I'm tired. I'm tired of multitasking. I'm tired of the loneliness that motherhood sometimes brings. Oh and I'm tired of the financial strain. Am I whining yet?
When my burdens bubble to the surface, they usually arrive in the form of...
I'm sorry we were late to church again.
I'm sorry I never called you back
I'm sorry you have to scrape goldfish and mine for juice pack straws just to find a seat in my van.
The generations ahead of me say, Oh this is just a phase. This, too, shall pass.
First of all let me say, I get it. I understand that one day I will wake up, I will be 49, my kids will be grown and gone, and life will look much different.
I get it. Even just six months from now life will look different. They grow and develop and gain independence at the speed of light when they are this young. It won't be long. I get it.
Today, I am exhausted and the proverbial light at the end of the tunnel is very dim. And it might be a train wreck on the way. Is anyone else stepping in this with me today?
Today, I want to be so much more for my kids than I am. Today, I want to choose joy. I don't want to just push through to the next phase. Because that phase will have challenges all of its own, and if I don't choose joy now, I probably won't choose joy then, and one day I will wake up and be 49, and be regretful.
How do I break out? Gratitude. I cling to gratitude. What is it about this phase that I love? What about this phase will I miss?
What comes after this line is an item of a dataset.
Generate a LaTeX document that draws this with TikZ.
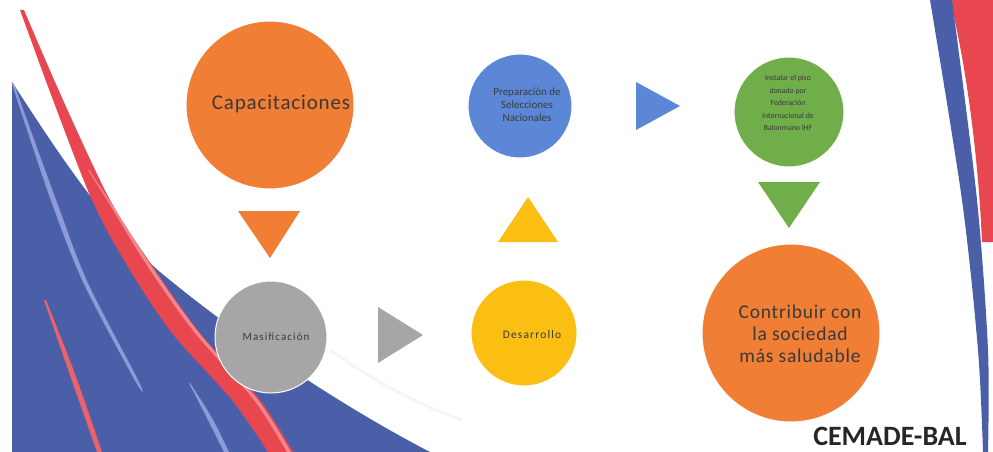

I love their little voices. One day, their voices will have depth and will sound a lot like mine.
But today. Today, they are sweet and small. So when they cry and whine and scream for 8 hours straight, I will choose to cling to the sweetness.
I love those naked little bottoms. One day, it will be awkward and inappropriate to have my offspring running around the house in their birthday suits.
But today. Today, they are round and chunky and just adorable. So when potty training is unsuccessful and the laundry wreaks of urine, I will choose to cling to the adorable.
I love his preschool sense of humor. One day, he may be sullen and moody and listen to dark music.
But today. Today, he laughs loudly and tells jokes that make no sense. His smile makes my heart beat. So when he becomes obnoxious and pranks his younger sisters, I will choose to cling to his smile.
These days are tough. And beautiful. It just depends on what I'm choosing to focus on.
Jesus, this motherhood thing is hard. Hold my hand please? Show me the most excellent way? Pat me on the rear when I need to get going, and pat me on the back when I just need to try again tomorrow. I love you too, Lord.